- _Available data_:
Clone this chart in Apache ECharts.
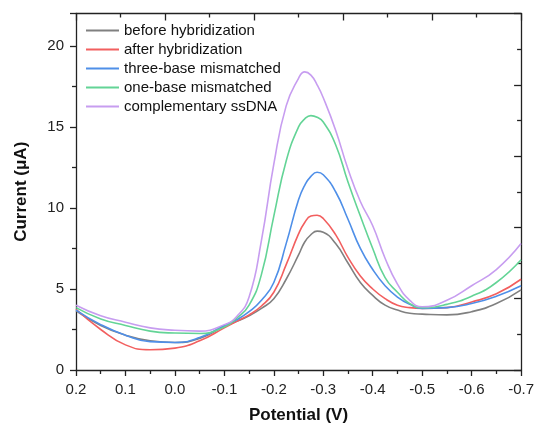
<!DOCTYPE html>
<html>
<head>
<meta charset="utf-8">
<script src="https://cdn.jsdelivr.net/npm/echarts@6/dist/echarts.min.js"></script>
<style>html,body{margin:0;padding:0;background:#fff}#c{width:537px;height:429px}</style>
</head>
<body>
<div id="c"></div>
<script>
const potential = [0.2, 0.15, 0.1, 0.05, 0.0, -0.05, -0.1, -0.125, -0.15, -0.175, -0.2, -0.225, -0.25, -0.2625, -0.275, -0.2875, -0.3, -0.325, -0.35, -0.375, -0.4, -0.425, -0.45, -0.475, -0.5, -0.55, -0.6, -0.65, -0.7];
const seriesNames = ['before hybridization', 'after hybridization', 'three-base mismatched', 'one-base mismatched', 'complementary ssDNA'];
const before = [3.65, 2.75, 2.15, 1.8, 1.7, 1.95, 2.7, 3.0, 3.35, 3.8, 4.4, 5.6, 7.1, 7.9, 8.35, 8.57, 8.5, 7.8, 6.6, 5.4, 4.6, 4.0, 3.7, 3.5, 3.45, 3.4, 3.6, 4.1, 4.95];
const after = [3.75, 2.5, 1.55, 1.25, 1.35, 1.8, 2.6, 3.0, 3.4, 3.95, 4.8, 6.5, 8.4, 9.1, 9.5, 9.55, 9.35, 8.35, 6.95, 5.8, 5.0, 4.4, 4.0, 3.85, 3.8, 3.85, 4.2, 4.7, 5.6];
const threeBase = [3.7, 2.8, 2.15, 1.75, 1.7, 2.0, 2.75, 3.1, 3.6, 4.3, 5.4, 7.8, 10.5, 11.4, 11.95, 12.2, 12.05, 11.0, 9.3, 7.5, 6.2, 5.2, 4.5, 4.05, 3.8, 3.85, 4.1, 4.55, 5.2];
const oneBase = [3.85, 3.15, 2.75, 2.4, 2.28, 2.25, 2.65, 3.2, 4.0, 5.9, 9.5, 12.9, 15.0, 15.5, 15.7, 15.6, 15.3, 13.9, 11.6, 9.5, 7.5, 5.7, 4.8, 4.1, 3.85, 4.05, 4.55, 5.4, 6.8];
const complementary = [4.0, 3.35, 2.95, 2.6, 2.45, 2.4, 2.8, 3.3, 4.5, 8.0, 12.7, 16.3, 18.0, 18.4, 18.2, 17.6, 16.8, 14.8, 12.4, 10.4, 8.9, 6.9, 5.3, 4.3, 3.9, 4.3, 5.2, 6.2, 7.8];
const colors = ['#808080', '#f25f5f', '#4f8fe8', '#63d496', '#c79df0'];
const allData = [before, after, threeBase, oneBase, complementary];

const font = 'Liberation Sans, Arial, sans-serif';
const axisColor = '#222';
const chart = echarts.init(document.getElementById('c'));
chart.setOption({
  animation: false,
  color: colors,
  grid: {left: 76, right: 13, top: 13.5, bottom: 57},
  legend: {
    orient: 'vertical', left: 80, top: 18,
    itemWidth: 33, itemHeight: 14, itemGap: 4,
    itemStyle: {opacity: 0},
    textStyle: {fontFamily: font, fontSize: 15, color: '#111'},
    data: seriesNames
  },
  xAxis: [{
    type: 'value', inverse: true, min: -0.7, max: 0.2, interval: 0.1,
    name: 'Potential (V)', nameLocation: 'middle', nameGap: 37,
    nameTextStyle: {fontFamily: font, fontSize: 17, fontWeight: 'bold', color: '#111'},
    axisLine: {show: true, onZero: false, lineStyle: {color: axisColor, width: 1.3}},
    axisTick: {show: true, inside: false, length: 6, lineStyle: {color: axisColor, width: 1.3}},
    minorTick: {show: true, splitNumber: 2, length: 4, lineStyle: {color: axisColor, width: 1.3}},
    axisLabel: {fontFamily: font, fontSize: 15, color: '#222', margin: 12, formatter: v => v.toFixed(1)},
    splitLine: {show: false}
  }, {
    type: 'value', position: 'top', min: 0, max: 5, interval: 1,
    axisLine: {show: true, onZero: false, lineStyle: {color: axisColor, width: 1.3}},
    axisTick: {show: true, inside: true, length: 7, lineStyle: {color: axisColor, width: 1.3}},
    minorTick: {show: true, splitNumber: 2, length: 4, lineStyle: {color: axisColor, width: 1.3}},
    axisLabel: {show: false}, splitLine: {show: false}
  }],
  yAxis: [{
    type: 'value', min: 0, max: 22, interval: 5,
    name: 'Current (\u03bcA)', nameLocation: 'middle', nameGap: 46,
    nameTextStyle: {fontFamily: font, fontSize: 17, fontWeight: 'bold', color: '#111'},
    axisLine: {show: true, onZero: false, lineStyle: {color: axisColor, width: 1.3}},
    axisTick: {show: true, inside: false, length: 6, lineStyle: {color: axisColor, width: 1.3}},
    minorTick: {show: true, splitNumber: 2, length: 4, lineStyle: {color: axisColor, width: 1.3}},
    axisLabel: {fontFamily: font, fontSize: 15, color: '#222', margin: 12, showMaxLabel: false},
    splitLine: {show: false}
  }, {
    type: 'value', position: 'right', min: 0, max: 5, interval: 1,
    axisLine: {show: true, onZero: false, lineStyle: {color: axisColor, width: 1.3}},
    axisTick: {show: true, inside: true, length: 7, lineStyle: {color: axisColor, width: 1.3}},
    minorTick: {show: true, splitNumber: 2, length: 4, lineStyle: {color: axisColor, width: 1.3}},
    axisLabel: {show: false}, splitLine: {show: false}
  }],
  series: seriesNames.map((n, i) => ({
    name: n, type: 'line', xAxisIndex: 0, yAxisIndex: 0,
    symbol: 'none', smooth: 0.5,
    lineStyle: {width: 1.6, color: colors[i]},
    data: potential.map((x, k) => [x, allData[i][k]])
  }))
});
</script>
</body>
</html>
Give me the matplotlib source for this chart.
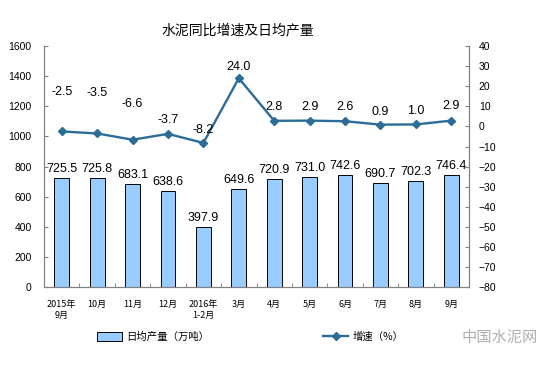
import matplotlib
matplotlib.use("Agg")
import matplotlib.pyplot as plt
from matplotlib.lines import Line2D
from matplotlib.patches import Patch
import numpy as np

plt.rcParams["font.family"] = ["Noto Sans CJK SC", "DejaVu Sans"]

months = ["2015年\n9月", "10月", "11月", "12月", "2016年\n1-2月", "3月",
          "4月", "5月", "6月", "7月", "8月", "9月"]
output = [725.5, 725.8, 683.1, 638.6, 397.9, 649.6,
          720.9, 731.0, 742.6, 690.7, 702.3, 746.4]
growth = [-2.5, -3.5, -6.6, -3.7, -8.2, 24.0,
          2.8, 2.9, 2.6, 0.9, 1.0, 2.9]

# label lift above line points, pixels
growth_label_dy = [39, 40, 36, 14, 13, 11, 14, 14, 14, 13, 13, 15]

bar_color = "#99CCFF"
line_color = "#2C6C98"
spine_color = "#808080"
num_font = "Liberation Sans"

fig = plt.figure(figsize=(5.46, 3.69), dpi=100)
ax = fig.add_axes([0.0806, 0.222, 0.7784, 0.653])

x = np.arange(len(months))
ax.bar(x, output, width=0.42, color=bar_color, edgecolor="black", linewidth=0.7, zorder=2)
for xi, v in zip(x, output):
    ax.annotate(f"{v:.1f}", (xi, v), xytext=(0, 3), textcoords="offset pixels",
                ha="center", va="bottom", fontsize=9, family=num_font)

ax.set_xlim(-0.5, len(months) - 0.5)
ax.set_ylim(0, 1600)
ax.set_yticks(np.arange(0, 1601, 200))
ax.set_xticks(x)
ax.set_xticklabels(months, fontsize=6.5, linespacing=1.3)
ax.set_xticks(np.arange(-0.5, len(months), 1), minor=True)
ax.tick_params(axis="x", which="major", length=0, pad=9)
ax.tick_params(axis="x", which="minor", direction="in", length=3, color=spine_color)
ax.tick_params(axis="y", direction="in", length=3, color=spine_color, labelsize=7.5, pad=9)
for lab in ax.get_yticklabels():
    lab.set_family(num_font)

ax2 = ax.twinx()
ax2.plot(x, growth, color=line_color, linewidth=1.7, marker="D", markersize=4, zorder=3)
for xi, v, dy in zip(x, growth, growth_label_dy):
    ax2.annotate(f"{v:.1f}", (xi, v), xytext=(0, dy), textcoords="offset pixels",
                 ha="center", va="center", fontsize=9, family=num_font)
ax2.set_ylim(-80, 40)
ax2.set_yticks(np.arange(-80, 41, 10))
ax2.tick_params(axis="y", direction="in", length=3, color=spine_color, labelsize=7.5, pad=7)
for lab in ax2.get_yticklabels():
    lab.set_family(num_font)

for a in (ax, ax2):
    a.spines["top"].set_visible(False)
    for s in ("left", "right", "bottom"):
        a.spines[s].set_color(spine_color)
        a.spines[s].set_linewidth(0.8)

fig.text(0.436, 0.919, "水泥同比增速及日均产量", ha="center", va="center", fontsize=10)

bar_handle = Patch(facecolor=bar_color, edgecolor="black", linewidth=0.7)
line_handle = Line2D([], [], color=line_color, linewidth=1.7, marker="D", markersize=4)
fig.legend([bar_handle], ["日均产量（万吨）"], loc="center left",
           bbox_to_anchor=(0.16, 0.087), frameon=False, fontsize=7.5,
           handlelength=2.4, handleheight=0.9, handletextpad=0.4)
fig.legend([line_handle], ["增速（%）"], loc="center left",
           bbox_to_anchor=(0.575, 0.087), frameon=False, fontsize=7.5,
           handlelength=2.4, handletextpad=0.4)

fig.text(0.915, 0.087, "中国水泥网", ha="center", va="center", fontsize=11, color="#B0B0B0")

fig.savefig("out.png", dpi=100)
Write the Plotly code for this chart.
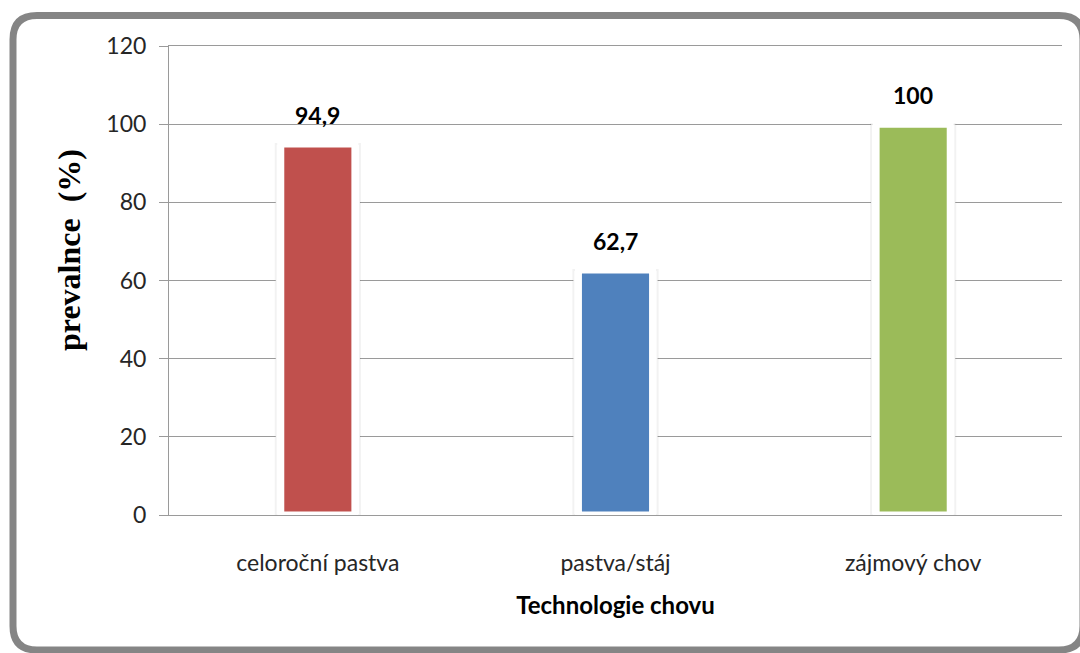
import plotly.graph_objects as go

# Prevalence by type of husbandry
categories = ["celoroční pastva", "pastva/stáj", "zájmový chov"]
prevalence = [94.9, 62.7, 100]
bar_colors = ["#C0504D", "#4F81BD", "#9BBB59"]
y_ticks = [0, 20, 40, 60, 80, 100, 120]

W, H = 1080, 653
L, R, T, B = 169, 18, 46, 138
PW, PH = W - L - R, H - T - B


def px(x):
    return (x - L) / PW


def py(y):
    return (H - B - y) / PH


fig = go.Figure()

# soft halo behind each bar
fig.add_trace(go.Bar(
    x=categories, y=prevalence, width=0.283,
    marker=dict(color="white", line=dict(color="rgba(0,0,0,0.05)", width=2)),
    hoverinfo="skip", showlegend=False,
))
# coloured bars with a white rim
fig.add_trace(go.Bar(
    x=categories, y=prevalence, width=0.249,
    marker=dict(color=bar_colors, line=dict(color="white", width=7)),
    showlegend=False,
))

for c, v in zip(categories, prevalence):
    fig.add_annotation(
        x=c, y=v, text=f"<b>{v:g}</b>".replace(".", ","), showarrow=False,
        yshift=29, font=dict(family="Lato", size=23, color="#000000"),
    )

# vertical axis title
fig.add_annotation(
    xref="paper", yref="paper", x=px(69), y=py(250), textangle=-90,
    xanchor="center", yanchor="middle",
    text="<b>prevalnce\u00a0\u00a0(%)</b>", showarrow=False,
    font=dict(family="Liberation Serif", size=32, color="#000000"),
)

# rounded frame around the chart
x0, x1 = px(13), px(1083)
y0, y1 = py(15.5), py(650)
r = 24
rx, ry = r / PW, r / PH
path = (
    f"M {x0},{y1 + ry} L {x0},{y0 - ry} Q {x0},{y0} {x0 + rx},{y0} "
    f"L {x1 - rx},{y0} Q {x1},{y0} {x1},{y0 - ry} "
    f"L {x1},{y1 + ry} Q {x1},{y1} {x1 - rx},{y1} "
    f"L {x0 + rx},{y1} Q {x0},{y1} {x0},{y1 + ry} Z"
)
fig.add_shape(type="path", xref="paper", yref="paper", path=path,
              line=dict(color="#858585", width=7), fillcolor="rgba(0,0,0,0)")

fig.update_layout(
    width=W, height=H, margin=dict(l=L, r=R, t=T, b=B),
    paper_bgcolor="white", plot_bgcolor="white", barmode="overlay",
    font=dict(family="Lato", color="#000000"),
)
fig.update_xaxes(
    showgrid=False, showline=True, mirror=True, linecolor="#9a9a9a",
    linewidth=1, ticks="",
    tickfont=dict(family="Lato", size=23, color="#262626"),
    ticklabelstandoff=27,
    title=dict(text="<b>Technologie chovu</b>", standoff=22,
               font=dict(family="Lato", size=24, color="#000000")),
)
fig.update_yaxes(
    range=[0, 120], tickvals=y_ticks, showgrid=True, gridcolor="#9a9a9a",
    gridwidth=1, showline=True, linecolor="#9a9a9a", linewidth=1,
    ticks="outside", ticklen=9, tickcolor="#9a9a9a",
    tickfont=dict(family="Lato", size=23, color="#262626"),
    ticklabelstandoff=8, zeroline=False,
)

fig.write_html("out.html")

- _What the exercise asks_:
Output exactly the lines above, from the line with "Write the Plotly code for this chart." to the line with "fig = go.Figure()", both included; skip the pictures.

- _Response for this exercise_:
Write the Plotly code for this chart.
import plotly.graph_objects as go

# Prevalence by type of husbandry
categories = ["celoroční pastva", "pastva/stáj", "zájmový chov"]
prevalence = [94.9, 62.7, 100]
bar_colors = ["#C0504D", "#4F81BD", "#9BBB59"]
y_ticks = [0, 20, 40, 60, 80, 100, 120]

W, H = 1080, 653
L, R, T, B = 169, 18, 46, 138
PW, PH = W - L - R, H - T - B


def px(x):
    return (x - L) / PW


def py(y):
    return (H - B - y) / PH


fig = go.Figure()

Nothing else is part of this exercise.